Cinq ans avant Je t'aime, je t'aime, Alain Resnais donnait à Muriel le sous-titre suivant : Le temps d'un retour. Cela aurait très bien pu être le sous-titre de Je t'aime, je t'aime, oeuvre homérique à n'en point douter, Ulysse étant le personnage archétypale du retour... retour à Ithaques. Ici, ce n'est pas le lieu, mais bien le temps qui constitue le sujet du retour. L'oeuvre est donc, quelque part, proustienne. Cependant, arrive-t-on à la conclusion de Proust, le temps est-il retrouvé ? Je ne crois pas ici. C'est une exploration vertigineuse de ce qu'est le souvenir. Le déroulement du temps. Il y a une tonalité assez comique ici, apporté notamment par l'excellente écriture du film, de Jacques Steinberg, qui contraste beaucoup avec Marguerite Duras dans Hiroshima mon amour, qui manque de sens de l'humour (ce n'est pas un défaut, en soi). Ici, le personnage de Claude Rich apporte ce trait d'humour par son cynisme exacerbé ; et cet humour est au service d'une très grande réflexion métaphysique, ce qui est l'un des points de décalage les plus importants à mon sens entre Resnais et les autres cinéastes de la Nouvelle Vague.
Car c'est un film profondément métaphysique. Ce n'est pas un film de SF par hasard. Resnais ne questionne pas l'origine du monde, mais l'origine de notre monde. L'origine de nos souvenirs. Nous forgent-ils ? Peut-on les retrouver, les saisir véritablement ? Sont-ils le lieux de fantasmes, comme nous le montrera Tarkovski quelques années plus tard dans Solaris ? Ce qui est sur, c'est que Resnais nous montre bien à quel point nous ne vivons plus dans le présent, et ce depuis longtemps... Nous sommes soit happé par l'avenir, et l'avenir devient notre présent dans un monde de constante projection. Soit, nous nous enlisons dans nos souvenirs, dans une complaisance de la souffrance passée, qui devient là aussi notre présent. Mais jamais nous ne vivons le présent. C'est une thèse assez Augustinienne, et Resnais d'ailleurs est un peu augustinien dans le sens où il ne nous dit pas ce qu'est le temps, il l'examine seulement. Et Saint-Augustin disait qu'il s'avait ce qu'était le temps quand on ne lui en parlait pas, mais que dès qu'on lui en parlait, il ne savait plus le définir. On a des preuves de l'existence du temps ; mais il y a une impossibilité de le définir. Alors, Resnais l'explore...

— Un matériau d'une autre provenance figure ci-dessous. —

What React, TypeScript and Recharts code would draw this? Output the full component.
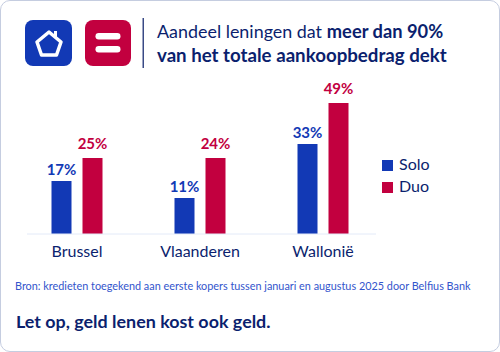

Le montage ici est tellement extraordinaire qu'il nous fait ressentir tout cela, tout ce vertige temporel. J'aime cette scène de l'horloge parlante, où Claude Rich dit qu'il sera toujours 3 heures, dans un an, il y a un an, dans un siècle... L'homme a créé le temps. Comme le dit Willem Dafoe dans Si loin, Si proche de Wenders, "Le temps est un serviteur, si vous êtes son maître. […] Nous sommes les créateurs du temps, les victimes du temps et les tueurs du temps." Resnais explore aussi, comme le fait Thomas Mann, à quel point le temps passe vite quand on s'ennui, et non l'inverse ; car la monotonie, c'est vivre tout le temps le même jour. C'est donc être arrêté.
Le montage est extraordinaire, il est pensé, il sert une idée, un imaginaire aussi. Resnais capte des moments d'ennui. Et c'est comme cela que Resnais capte l'intérêt du spectateur, ce qui est très fort. L’imaginaire s’impose aux personnages, à Claude Rich, et donc s’impose à nous. La représentation de la vie irrégulière est au coeur du film de Resnais ici, qui, justement, grâce à ces moments de stase, d’ennui, créé chez ce personnage une forme d’appel d’air où va s’engouffrer l’imaginaire du spectateur.
On ne peut pas retrouver le temps. Il est toujours là ; on ne vit que pour lui, que par lui. Il nous détruit et nous ronge. Dans ce cas-là, rangeons nous plutôt du côté d'Aliocha, dans l'épilogue absolument magnifique des Frères Karamazov, qui nous dit : Sachez donc qu’il n’est rien de plus noble, ni de plus fort, ni de plus sain, ni de plus utile dans la vie qu’un beau souvenir, surtout s’il remonte encore à l’enfance, à la maison paternelle. On vous parle beaucoup de votre éducation mais un tel souvenir ,beau, sacré, qu’on garde depuis l’enfance, est peut-être la meilleure éducation. Si l’on emporte beaucoup de ces souvenirs dans la vie, on est sauvé pour toujours."
Nous avons créé le temps ; maintenant, le temps nous créé. Resnais explore avec brio, voire génie, les causes et les terribles conséquences du temps. Grande oeuvre de cinéma, ainsi que de métaphysique.